Pesquisadores de diferentes áreas do conhecimento, reunidos hoje, na Universidade de São Paulo (USP), destacaram a importância das manifestações que ocorrem em todo o país para demonstrar o anseio de participação política da sociedade brasileira. Eles disseram, porém, que não sabem ao certo em que esse movimento pode resultar.
"Essas pessoas estão insatisfeitas pela forma como são representadas", afirmou o filósofo Renato Janine Ribeiro, professor de ética e filosofia política da USP, ao participar do debate O que está acontecendo?. Para ele, de alguma forma, o movimento é contra as instituições. "De tempos em tempos, a política precisa ser irrigada por uma injeção forte de vida, mesmo que essa vida não saiba como se expressa, mas para mostrar que política é um meio, e não um fim. Quando se fala em necessidade de participação política, não é aquela feita em moldes tradicionais", explicou.
O cientista político José Álvaro Moisés, responsável pelo Núcleo de Pesquisa de Políticas Públicas da USP, apontou como pano de fundo das mobilizações "um profundo mal-estar com a democracia existente no Brasil". Segundo Moisés, isso não nega a existência de um regime democrático, mas faz referência à qualidade da democracia brasileira. "Tivemos avanços extraordinários em termos de reconhecimento de direitos nas últimas décadas, mas, visivelmente, tem áreas em que ela [democracia] funciona mal, e provavelmente o maior déficit é o da representação."
O historiador em literatura brasileira Alfredo Bosi, professor aposentado da USP, também destacou a necessidade de repensar o modelo de participação política no país. Para ele, as manifestações expõe um problema vital, que é "como tornar viável uma democracia participativa, que me parece o ideal, e pela qual os grande problemas da cidade possam ser tratados com alguma racionalidade." declarou.

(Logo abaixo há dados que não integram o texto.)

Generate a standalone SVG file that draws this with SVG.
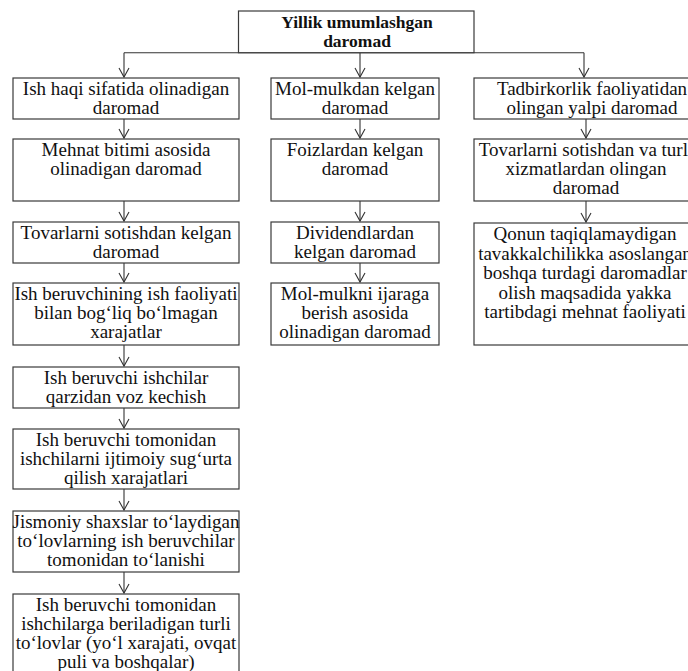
<svg xmlns="http://www.w3.org/2000/svg" width="688" height="671" viewBox="0 0 688 671">
<defs>
<style>
.box{fill:#fff;stroke:#3a3a3a;stroke-width:1.2}
.t{font-family:'Liberation Serif','Times New Roman',serif;font-size:19px;fill:#111;text-anchor:middle}
.b{font-weight:bold;font-size:17.5px}
.c{fill:none;stroke:#333;stroke-width:1.1}
</style>
<marker id="ah" markerWidth="12" markerHeight="12" refX="10" refY="6" orient="auto" markerUnits="userSpaceOnUse">
<path d="M1,1 L10,6 L1,11" fill="none" stroke="#333" stroke-width="1.1"/>
</marker>
</defs>
<rect width="688" height="671" fill="#fff"/>

<g id="connectors">
<path class="c" d="M124,52.7 H584"/>
<path class="c" d="M124,52.7 V77" marker-end="url(#ah)"/>
<path class="c" d="M360,52.7 V77" marker-end="url(#ah)"/>
<path class="c" d="M584,52.7 V77" marker-end="url(#ah)"/>
<path class="c" d="M124,119 V138" marker-end="url(#ah)"/>
<path class="c" d="M124,201 V221" marker-end="url(#ah)"/>
<path class="c" d="M124,263 V282" marker-end="url(#ah)"/>
<path class="c" d="M124,345 V366" marker-end="url(#ah)"/>
<path class="c" d="M124,408 V428" marker-end="url(#ah)"/>
<path class="c" d="M124,489 V510" marker-end="url(#ah)"/>
<path class="c" d="M124,572 V593" marker-end="url(#ah)"/>
<path class="c" d="M360,119 V138" marker-end="url(#ah)"/>
<path class="c" d="M360,201 V221" marker-end="url(#ah)"/>
<path class="c" d="M360,263 V282" marker-end="url(#ah)"/>
<path class="c" d="M586,119 V138" marker-end="url(#ah)"/>
<path class="c" d="M586,201 V222" marker-end="url(#ah)"/>
</g>

<g id="n0">
<rect class="box" x="238.5" y="11" width="235.5" height="41.7"/>
<text class="t b" font-family="Liberation Serif" x="357" y="28">Yillik umumlashgan</text>
<text class="t b" font-family="Liberation Serif" x="357" y="47">daromad</text>
</g>

<g id="L1">
<rect class="box" x="13" y="78" width="226" height="41"/>
<text class="t" font-family="Liberation Serif" x="126" y="95">Ish haqi sifatida olinadigan</text>
<text class="t" font-family="Liberation Serif" x="126" y="114">daromad</text>
</g>
<g id="L2">
<rect class="box" x="13" y="139" width="226" height="62"/>
<text class="t" font-family="Liberation Serif" x="126" y="156">Mehnat bitimi asosida</text>
<text class="t" font-family="Liberation Serif" x="126" y="175">olinadigan daromad</text>
</g>
<g id="L3">
<rect class="box" x="13" y="222" width="226" height="41"/>
<text class="t" font-family="Liberation Serif" x="126" y="239">Tovarlarni sotishdan kelgan</text>
<text class="t" font-family="Liberation Serif" x="126" y="258">daromad</text>
</g>
<g id="L4">
<rect class="box" x="13" y="283" width="226" height="62"/>
<text class="t" font-family="Liberation Serif" x="126" y="300">Ish beruvchining ish faoliyati</text>
<text class="t" font-family="Liberation Serif" x="126" y="319">bilan bog‘liq bo‘lmagan</text>
<text class="t" font-family="Liberation Serif" x="126" y="338">xarajatlar</text>
</g>
<g id="L5">
<rect class="box" x="13" y="367" width="226" height="41"/>
<text class="t" font-family="Liberation Serif" x="126" y="384">Ish beruvchi ishchilar</text>
<text class="t" font-family="Liberation Serif" x="126" y="403">qarzidan voz kechish</text>
</g>
<g id="L6">
<rect class="box" x="13" y="429" width="226" height="60"/>
<text class="t" font-family="Liberation Serif" x="126" y="446">Ish beruvchi tomonidan</text>
<text class="t" font-family="Liberation Serif" x="126" y="465">ishchilarni ijtimoiy sug‘urta</text>
<text class="t" font-family="Liberation Serif" x="126" y="484">qilish xarajatlari</text>
</g>
<g id="L7">
<rect class="box" x="13" y="511" width="226" height="61"/>
<text class="t" font-family="Liberation Serif" x="126" y="528">Jismoniy shaxslar to‘laydigan</text>
<text class="t" font-family="Liberation Serif" x="126" y="547">to‘lovlarning ish beruvchilar</text>
<text class="t" font-family="Liberation Serif" x="126" y="566">tomonidan to‘lanishi</text>
</g>
<g id="L8">
<rect class="box" x="13" y="594" width="226" height="90"/>
<text class="t" font-family="Liberation Serif" x="126" y="611">Ish beruvchi tomonidan</text>
<text class="t" font-family="Liberation Serif" x="126" y="630">ishchilarga beriladigan turli</text>
<text class="t" font-family="Liberation Serif" x="126" y="649">to‘lovlar (yo‘l xarajati, ovqat</text>
<text class="t" font-family="Liberation Serif" x="126" y="668">puli va boshqalar)</text>
</g>

<g id="M1">
<rect class="box" x="271" y="78" width="168" height="41"/>
<text class="t" font-family="Liberation Serif" x="355" y="95">Mol-mulkdan kelgan</text>
<text class="t" font-family="Liberation Serif" x="355" y="114">daromad</text>
</g>
<g id="M2">
<rect class="box" x="271" y="139" width="168" height="62"/>
<text class="t" font-family="Liberation Serif" x="355" y="156">Foizlardan kelgan</text>
<text class="t" font-family="Liberation Serif" x="355" y="175">daromad</text>
</g>
<g id="M3">
<rect class="box" x="271" y="222" width="168" height="41"/>
<text class="t" font-family="Liberation Serif" x="355" y="239">Dividendlardan</text>
<text class="t" font-family="Liberation Serif" x="355" y="258">kelgan daromad</text>
</g>
<g id="M4">
<rect class="box" x="271" y="283" width="168" height="62"/>
<text class="t" font-family="Liberation Serif" x="355" y="300">Mol-mulkni ijaraga</text>
<text class="t" font-family="Liberation Serif" x="355" y="319">berish asosida</text>
<text class="t" font-family="Liberation Serif" x="355" y="338">olinadigan daromad</text>
</g>

<g id="R1">
<rect class="box" x="474" y="78" width="230" height="41"/>
<text class="t" font-family="Liberation Serif" x="592" y="95">Tadbirkorlik faoliyatidan</text>
<text class="t" font-family="Liberation Serif" x="592" y="114">olingan yalpi daromad</text>
</g>
<g id="R2">
<rect class="box" x="474" y="139" width="230" height="62"/>
<text class="t" font-family="Liberation Serif" x="586" y="156">Tovarlarni sotishdan va turli</text>
<text class="t" font-family="Liberation Serif" x="586" y="175">xizmatlardan olingan</text>
<text class="t" font-family="Liberation Serif" x="586" y="194">daromad</text>
</g>
<g id="R3">
<rect class="box" x="474" y="223" width="230" height="122"/>
<text class="t" font-family="Liberation Serif" x="585" y="240">Qonun taqiqlamaydigan</text>
<text class="t" font-family="Liberation Serif" x="585" y="259.5">tavakkalchilikka asoslangan</text>
<text class="t" font-family="Liberation Serif" x="585" y="279">boshqa turdagi daromadlar</text>
<text class="t" font-family="Liberation Serif" x="585" y="298.5">olish maqsadida yakka</text>
<text class="t" font-family="Liberation Serif" x="585" y="318">tartibdagi mehnat faoliyati</text>
</g>
</svg>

Já o sociólogo Bernardo Sorj, professor aposentado da Universidade Federal do Rio de Janeiro (UFRJ), lembrou que houve nos últimos anos uma neutralização da participação política no país, sobretudo pela chegada ao poder do PT, que exercia um forte papel de mobilização. "Houve castração da vida política no Brasil pela capacidade de cooptar boa parte dos movimentos sociais, dos sindicatos, dos grêmios universitários, da sociedade civil. Portanto, nos surpreendemos porque nos acostumamos a uma postura apolítica", disse ele.
O papel das mobilizações como instrumento de rompimento do "tédio" foi apontado pela psicóloga Sylvia Dantas, da Universidade Federal de São Paulo (Unifesp). "Nós estávamos tomados por um estado de melancolia, de que as coisas estão tão complexas que não há como sair disso. Convivia-se com a ideia de que a nossa juventude estava alienada e todos estavam tomados pela passividade." Sylvia acredita que este é um momento de catarse: "as pessoas estão colocando para fora a vigência de uma dissonância cognitiva, que, na psicologia, é explicada como o fato de que a percepção da realidade não está de acordo com o que é dito".
A psicóloga ressaltou ainda que havia uma insatisfação encoberta por uma visão otimista do país. "O discurso é que somos a sétima economia do mundo, que a classe média está se expandindo, mas a realidade traz outros aspectos. O acesso à saúde e à educação é negado. A contradição que todos vivem no dia a dia está sendo trazida à tona", disse Sylvia.